Komisi Pemberantasan Korupsi (KPK) mengkaji dan memetakan risiko terjadinya tindak pidana korupsi di daerah. Fenomena tindak pidana korupsi yang menjerat sejumlah kepala daerah maupun jajarannya pun tak sedikit. Perlunya pemataan secara menyeluruh agar dapat mengetahui permasalahan dan penyebab terjadinya risiko korupsi di daerah.
Wakil Ketua KPK Nurul Ghufron menjelaskan, rendahnya kemampuan mengelola keuangan dan aset dalam otonomi daerah, menjadi pekerjaan rumah pemerintah provinsi maupun kabupaten/kota. Hal itu disebabkan oleh lemahnya sistem yang mengakibatkan munculnya indikasi korupsi dan berbagai pungutan yang dapat mereduksi upaya pertumbuhan perekonomian daerah.

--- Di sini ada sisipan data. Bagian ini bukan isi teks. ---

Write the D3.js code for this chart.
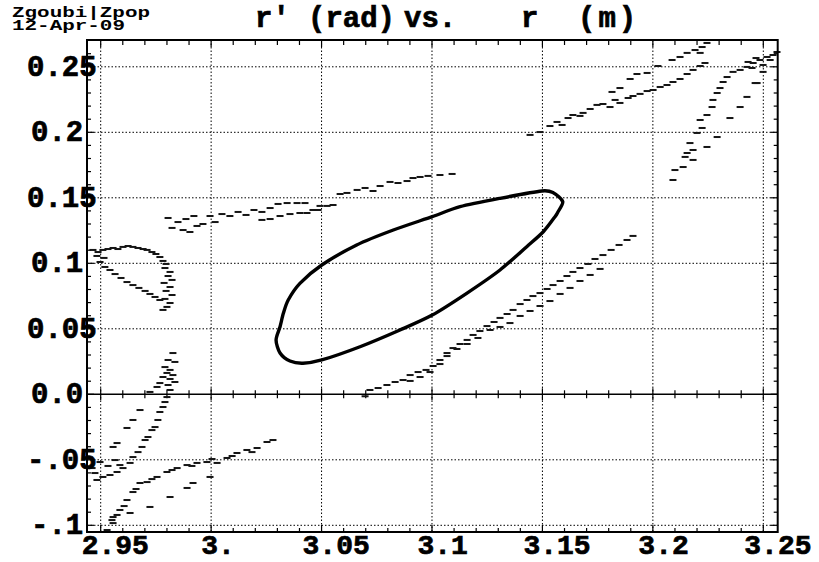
<!DOCTYPE html>
<html>
<head>
<meta charset="utf-8">
<script src="https://cdn.jsdelivr.net/npm/d3@7/dist/d3.min.js"></script>
<style>
  body { margin: 0; background: #fff; }
  svg text { font-family: "Liberation Mono", "Courier New", monospace; font-weight: bold; fill: #000; }
  svg text.heavy { stroke: #000; stroke-width: 0.7; }
</style>
</head>
<body>
<div class="canvas"></div>
<script>
// r (m) and r' (rad) of the closed orbit ellipse
const ellipseR  = [3.0294,3.0312,3.0327,3.0349,3.0402,3.0501,3.0659,3.0825,3.1001,3.1127,3.1308,3.1497,3.1549,3.1592,3.1570,3.1557,3.1504,3.1429,3.1308,3.1157,3.1001,3.0855,3.0674,3.0501,3.0416,3.0357,3.0312];
const ellipseRp = [0.0415,0.0516,0.0618,0.0720,0.0847,0.0987,0.1140,0.1254,0.1356,0.1432,0.1496,0.1552,0.1539,0.1470,0.1392,0.1356,0.1241,0.1127,0.0949,0.0771,0.0605,0.0491,0.0363,0.0262,0.0237,0.0254,0.0315];

// scattered particles, [r, r']
const bandUpperLeft = [[2.9805,0.1346],[2.9823,0.1270],[2.9850,0.1315],[2.9873,0.1254],[2.9886,0.1338],[2.9904,0.1239],[2.9922,0.1361],[2.9936,0.1285],[2.9963,0.1300],[2.9995,0.1361],[3.0018,0.1315],[3.0049,0.1376],[3.0085,0.1361],[3.0122,0.1392],[3.0158,0.1369],[3.0194,0.1407],[3.0230,0.1392],[3.0267,0.1422],[3.0303,0.1453],[3.0344,0.1460],[3.0389,0.1460],[3.0425,0.1460],[3.0461,0.1407],[3.0493,0.1438],[3.0525,0.1438],[3.0552,0.1445],[3.0584,0.1529],[3.0615,0.1537],[3.0661,0.1560],[3.0697,0.1575],[3.0733,0.1552],[3.0765,0.1590],[3.0810,0.1621],[3.0846,0.1613],[3.0887,0.1628],[3.0914,0.1651],[3.0946,0.1659],[3.0982,0.1667],[3.1036,0.1674],[3.1091,0.1682],[3.0230,0.1331],[3.0267,0.1338],[3.0312,0.1361],[3.0357,0.1376],[3.0402,0.1384],[3.0434,0.1384],[3.0484,0.1407]];
const bandLoop = [[2.9465,0.1102],[2.9488,0.1086],[2.9510,0.1102],[2.9533,0.1109],[2.9556,0.1117],[2.9578,0.1109],[2.9601,0.1125],[2.9624,0.1132],[2.9646,0.1125],[2.9669,0.1117],[2.9692,0.1109],[2.9710,0.1102],[2.9732,0.1086],[2.9750,0.1071],[2.9768,0.1048],[2.9782,0.1018],[2.9796,0.0995],[2.9791,0.0964],[2.9814,0.0934],[2.9805,0.0903],[2.9823,0.0873],[2.9787,0.0850],[2.9814,0.0819],[2.9796,0.0789],[2.9823,0.0758],[2.9791,0.0728],[2.9814,0.0697],[2.9800,0.0667],[2.9782,0.0644],[2.9519,0.0972],[2.9542,0.0949],[2.9565,0.0918],[2.9592,0.0888],[2.9619,0.0857],[2.9646,0.0834],[2.9673,0.0812],[2.9701,0.0789],[2.9723,0.0766],[2.9746,0.0743],[2.9768,0.0720],[2.9483,0.1056],[2.9497,0.1010],[2.9515,0.1041]];
const bandLowerLeft = [[2.9827,0.0315],[2.9805,0.0262],[2.9836,0.0247],[2.9791,0.0208],[2.9814,0.0186],[2.9800,0.0163],[2.9827,0.0147],[2.9782,0.0132],[2.9814,0.0117],[2.9836,0.0094],[2.9768,0.0086],[2.9805,0.0071],[2.9755,0.0056],[2.9723,0.0018],[2.9814,0.0033],[2.9800,-0.0021],[2.9791,-0.0059],[2.9782,-0.0097],[2.9768,-0.0135],[2.9759,-0.0196],[2.9746,-0.0250],[2.9732,-0.0273],[2.9714,-0.0326],[2.9701,-0.0349],[2.9687,-0.0402],[2.9669,-0.0441],[2.9646,-0.0479],[2.9633,-0.0524],[2.9601,-0.0563],[2.9574,-0.0593],[2.9542,-0.0616],[2.9510,-0.0631],[2.9483,-0.0654],[2.9474,-0.0601],[2.9678,-0.0120],[2.9646,-0.0196],[2.9619,-0.0257],[2.9574,-0.0372],[2.9556,-0.0402],[2.9497,-0.0517],[2.9533,-0.0547],[2.9461,-0.0563],[2.9565,-0.0502],[2.9587,-0.0540],[2.9529,-0.1036],[2.9556,-0.0983],[2.9574,-0.0921],[2.9587,-0.0883],[2.9619,-0.0807],[2.9646,-0.0746],[2.9678,-0.0677],[2.9710,-0.0670],[2.9755,-0.0631],[2.9800,-0.0593],[2.9846,-0.0563],[2.9891,-0.0540],[2.9936,-0.0524],[2.9981,-0.0517],[3.0027,-0.0524],[3.0072,-0.0486],[3.0117,-0.0448],[3.0162,-0.0425],[3.0208,-0.0410],[3.0253,-0.0364],[3.0280,-0.0349],[2.9551,-0.0960],[2.9606,-0.0853],[2.9660,-0.0723],[2.9732,-0.0647],[2.9823,-0.0578],[2.9913,-0.0547],[3.0004,-0.0494],[3.0095,-0.0471],[3.0185,-0.0441],[2.9556,-0.0937],[2.9633,-0.0906],[2.9723,-0.0860],[2.9814,-0.0784],[2.9891,-0.0715],[2.9918,-0.0677],[2.9995,-0.0631]];
const bandLowerRight = [[3.0719,0.0033],[3.0756,0.0048],[3.0796,0.0071],[3.0833,0.0094],[3.0869,0.0109],[3.0901,0.0147],[3.0937,0.0170],[3.0973,0.0186],[3.1005,0.0216],[3.1036,0.0262],[3.1068,0.0292],[3.1095,0.0353],[3.1127,0.0384],[3.1159,0.0415],[3.1186,0.0453],[3.1217,0.0483],[3.1249,0.0521],[3.1281,0.0552],[3.1308,0.0583],[3.1340,0.0613],[3.1367,0.0644],[3.1399,0.0689],[3.1430,0.0720],[3.1457,0.0750],[3.1489,0.0773],[3.1521,0.0804],[3.1548,0.0834],[3.1580,0.0865],[3.1611,0.0903],[3.1638,0.0934],[3.1670,0.0964],[3.1706,0.0995],[3.1738,0.1033],[3.1774,0.1063],[3.1811,0.1102],[3.1847,0.1140],[3.1883,0.1178],[3.1910,0.1209],[3.0901,0.0102],[3.0946,0.0132],[3.0991,0.0170],[3.1036,0.0231],[3.1068,0.0315],[3.1113,0.0346],[3.1159,0.0384],[3.1208,0.0430],[3.1263,0.0491],[3.1308,0.0514],[3.1353,0.0544],[3.1399,0.0598],[3.1444,0.0636],[3.1489,0.0674],[3.1534,0.0712],[3.1580,0.0766],[3.1625,0.0812],[3.1670,0.0865],[3.1716,0.0911],[3.1761,0.0957],[3.0697,-0.0015]];
const bandUpperRight = [[3.1444,0.1980],[3.1489,0.2002],[3.1534,0.2048],[3.1566,0.2079],[3.1589,0.2056],[3.1616,0.2109],[3.1638,0.2132],[3.1670,0.2125],[3.1684,0.2148],[3.1716,0.2178],[3.1747,0.2209],[3.1774,0.2216],[3.1806,0.2193],[3.1829,0.2247],[3.1851,0.2224],[3.1888,0.2262],[3.1910,0.2277],[3.1942,0.2293],[3.1974,0.2315],[3.2001,0.2323],[3.2033,0.2346],[3.2064,0.2361],[3.2091,0.2384],[3.2123,0.2407],[3.2155,0.2445],[3.2182,0.2476],[3.2214,0.2506],[3.2236,0.2529],[3.1815,0.2308],[3.1851,0.2338],[3.1897,0.2407],[3.1928,0.2445],[3.1974,0.2453],[3.2023,0.2506],[3.2087,0.2552],[3.2123,0.2575],[3.2155,0.2606],[3.2191,0.2628],[3.2214,0.2606],[3.2223,0.2651],[3.2245,0.2682]];
const bandSteep = [[3.2091,0.1636],[3.2100,0.1712],[3.2137,0.1735],[3.2146,0.1812],[3.2155,0.1842],[3.2182,0.1865],[3.2168,0.1918],[3.2200,0.1995],[3.2223,0.2033],[3.2214,0.2094],[3.2245,0.2132],[3.2268,0.2193],[3.2272,0.2247],[3.2291,0.2300],[3.2304,0.2338],[3.2318,0.2384],[3.2336,0.2422],[3.2363,0.2461],[3.2395,0.2476],[3.2426,0.2499],[3.2454,0.2529],[3.2485,0.2552],[3.2517,0.2575],[3.2544,0.2590],[3.2182,0.1789],[3.2245,0.1888],[3.2291,0.1964],[3.2349,0.2109],[3.2395,0.2193],[3.2426,0.2270],[3.2472,0.2376],[3.2499,0.2461],[3.2562,0.2613],[3.2431,0.2537],[3.2449,0.2491],[3.2467,0.2567],[3.2531,0.2552],[3.2499,0.2514],[3.2463,0.2376]];

// axis ticks and labels
const rTicks = [2.95,3.0,3.05,3.1,3.15,3.2,3.25];
const rTickLabels = ["2.95","3.","3.05","3.1","3.15","3.2","3.25"];
const rpTicks = [-0.1,-0.05,0,0.05,0.1,0.15,0.2,0.25];
const rpTickLabels = ["-.1","-.05","0.0","0.05","0.1","0.15","0.2","0.25"];
const rMinor = d3.range(295,326).map(v => v/100);
const rpMinor = d3.range(-10,27).map(v => v/100);

const frame = {left: 87, right: 777.7, top: 40, bottom: 532};

const svg = d3.select('.canvas')
              .append('svg')
              .attr('width', 819)
              .attr('height', 562);

const x = d3.scaleLinear().domain([2.9438, 3.25652]).range([frame.left, frame.right]);
const y = d3.scaleLinear().domain([-0.10511, 0.27046]).range([frame.bottom, frame.top]);

// header, stretched wide like the plotter font
svg.append('text').attr('x', 12).attr('y', 17).attr('font-size', 14)
   .attr('textLength', 138).attr('lengthAdjust', 'spacingAndGlyphs').text('Zgoubi|Zpop');
svg.append('text').attr('x', 12).attr('y', 30).attr('font-size', 14)
   .attr('textLength', 113).attr('lengthAdjust', 'spacingAndGlyphs').text('12-Apr-09');

// title pieces
const titleParts = [["r\u2032", 255], ["(rad)", 308], ["vs.", 404], ["r", 521], ["(m)", 578]];
svg.append('g').selectAll('text').data(titleParts).enter().append('text')
   .attr('class', 'heavy')
   .attr('x', d => d[1]).attr('y', 27)
   .attr('font-size', 29)
   .attr('letter-spacing', d => d[0] === "(m)" ? 3 : 0)
   .text(d => d[0]);

// dotted grid
const grid = svg.append('g').attr('stroke', '#000').attr('stroke-width', 1).attr('stroke-dasharray', '1.5,2');
grid.selectAll('.gx').data(rTicks).enter().append('line')
    .attr('x1', d => x(d)).attr('x2', d => x(d))
    .attr('y1', frame.top).attr('y2', frame.bottom);
grid.selectAll('.gy').data(rpTicks.filter(d => d !== 0)).enter().append('line')
    .attr('y1', d => y(d)).attr('y2', d => y(d))
    .attr('x1', frame.left).attr('x2', frame.right);

const isMajorR = d => rTicks.some(t => Math.abs(t - d) < 1e-6);
const isMajorRp = d => rpTicks.some(t => Math.abs(t - d) < 1e-6);

// r' = 0 line with ticks both ways
const zero = svg.append('g').attr('stroke', '#000');
zero.append('line').attr('x1', frame.left).attr('x2', frame.right)
    .attr('y1', y(0)).attr('y2', y(0)).attr('stroke-width', 1.5);
zero.selectAll('.zt').data(rMinor).enter().append('line')
    .attr('x1', d => x(d)).attr('x2', d => x(d))
    .attr('y1', d => y(0) - (isMajorR(d) ? 6 : 4))
    .attr('y2', d => y(0) + (isMajorR(d) ? 6 : 4))
    .attr('stroke-width', 1.2);

// frame ticks, pointing inwards
const ticks = svg.append('g').attr('stroke', '#000').attr('stroke-width', 1.2);
ticks.selectAll('.tb').data(rMinor).enter().append('line')
     .attr('x1', d => x(d)).attr('x2', d => x(d))
     .attr('y1', frame.bottom).attr('y2', d => frame.bottom - (isMajorR(d) ? 7 : 4));
ticks.selectAll('.tt').data(rMinor).enter().append('line')
     .attr('x1', d => x(d)).attr('x2', d => x(d))
     .attr('y1', frame.top).attr('y2', d => frame.top + (isMajorR(d) ? 7 : 5));
ticks.selectAll('.tl').data(rpMinor).enter().append('line')
     .attr('y1', d => y(d)).attr('y2', d => y(d))
     .attr('x1', frame.left).attr('x2', d => frame.left + (isMajorRp(d) ? 7 : 4));
ticks.selectAll('.tr').data(rpMinor).enter().append('line')
     .attr('y1', d => y(d)).attr('y2', d => y(d))
     .attr('x1', frame.right).attr('x2', d => frame.right - (isMajorRp(d) ? 7 : 4));

// particles drawn as short dashes
const bands = [bandUpperLeft, bandLoop, bandLowerLeft, bandLowerRight, bandUpperRight, bandSteep];
const dots = svg.append('g').attr('fill', '#151515');
bands.forEach(band => {
  dots.selectAll(null).data(band).enter().append('rect')
      .attr('x', d => x(d[0]) - 3.5)
      .attr('y', d => y(d[1]) - 1)
      .attr('width', 7)
      .attr('height', 2);
});

// ellipse
const ellipse = ellipseR.map((r, i) => [r, ellipseRp[i]]);
const line = d3.line().x(d => x(d[0])).y(d => y(d[1])).curve(d3.curveCardinalClosed.tension(0.2));
svg.append('path')
   .attr('d', line(ellipse))
   .attr('fill', 'none')
   .attr('stroke', '#000')
   .attr('stroke-width', 3.4);

// frame
svg.append('rect')
   .attr('x', frame.left).attr('y', frame.top)
   .attr('width', frame.right - frame.left).attr('height', frame.bottom - frame.top)
   .attr('fill', 'none').attr('stroke', '#000').attr('stroke-width', 2);

// tick labels
svg.append('g').selectAll('text').data(rTicks).enter().append('text')
   .attr('class', 'heavy')
   .attr('x', (d, i) => x(d) - 4.5 * rTickLabels[i].length - 1)
   .attr('y', 554)
   .attr('font-size', 28)
   .text((d, i) => rTickLabels[i]);
svg.append('g').selectAll('text').data(rpTicks).enter().append('text')
   .attr('class', 'heavy')
   .attr('x', (d, i) => rpTickLabels[i].length === 4 ? 27 : 31)
   .attr('y', d => y(d) + 9)
   .attr('font-size', 29)
   .text((d, i) => rpTickLabels[i]);
</script>
</body>
</html>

“Dalam menumbuhkan daya saing antar-daerah, otonomi daerah seharusnya dapat meningkatkan akuntabilitas dalam penyelenggaran pemerintah daerah. Dalam kajian ini, KPK menemukan berbagai permasalahan terhadap besarnya nilai alokasi dana transfer ke daerah dalam belanja pemerintah daerah,” ujarnya dalam pemaparan hasil kajian pemetaan potensi korupsi pada Dana Transfer ke Daerah (TKD) kepada Kementerian Keuangan, Kementerian Perencanaan Pembangunan Nasional/Bappenas, dan Kementerian Dalam Negeri di Gedung Merah Putih KPK, Jakarta, Selasa (7/3/2023).
Baca juga:
- Ragam Potensi Korupsi yang Kerap Terjadi di Daerah
- Sejumlah Titik Rawan Korupsi yang Harus Dihindari Penjabat Kepala Daerah
Ghufron merinci, dana transfer ke daerah memiliki porsi sepertiga dari anggaran negara. Sementara porsi dana Transfer ke Daerah rentang waktu 2017 sampai dengan 2022 mencapai 21% - 37% dalam belanja pemerintah. Sedangkan ketergantungan daerah terhadap dana transfer ke daerah, mencapai kurang lebih 56% dari pendapatan daerah pada tahun 2017 sampai 2022.
“Sepanjang tahun 2004 sampai 2022, KPK telah menangani setidaknya 178 kepala daerah yang terdiri dari 23 gubernur, 155 walikota/bupati/wakil yang terjerat kasus tindak pidana korupsi. Setengah dari jumlah tersebut, tercatat ada 113 kepala daerah yang kasusnya terjadi dalam enam tahun terakhir,” ungkap Ghufron.
Mantan Dekan Fakultas Hukum (FH) Universitas Jember itu membeberkan, modus suap acapkali digunakan para pelaku untuk melakukan korupsi. Seperti menyalahgunakan jalur aspirasi DPR pada pengurusan Dana Alokasi Khusus (DAK), menggunakan pengaruh pejabat eksekutif dan legislatif untuk mengintervensi kementerian terkait, serta menjual informasi alokasi DAK dan Dana Insentif Daerah (DID) kepada pemerintah daerah.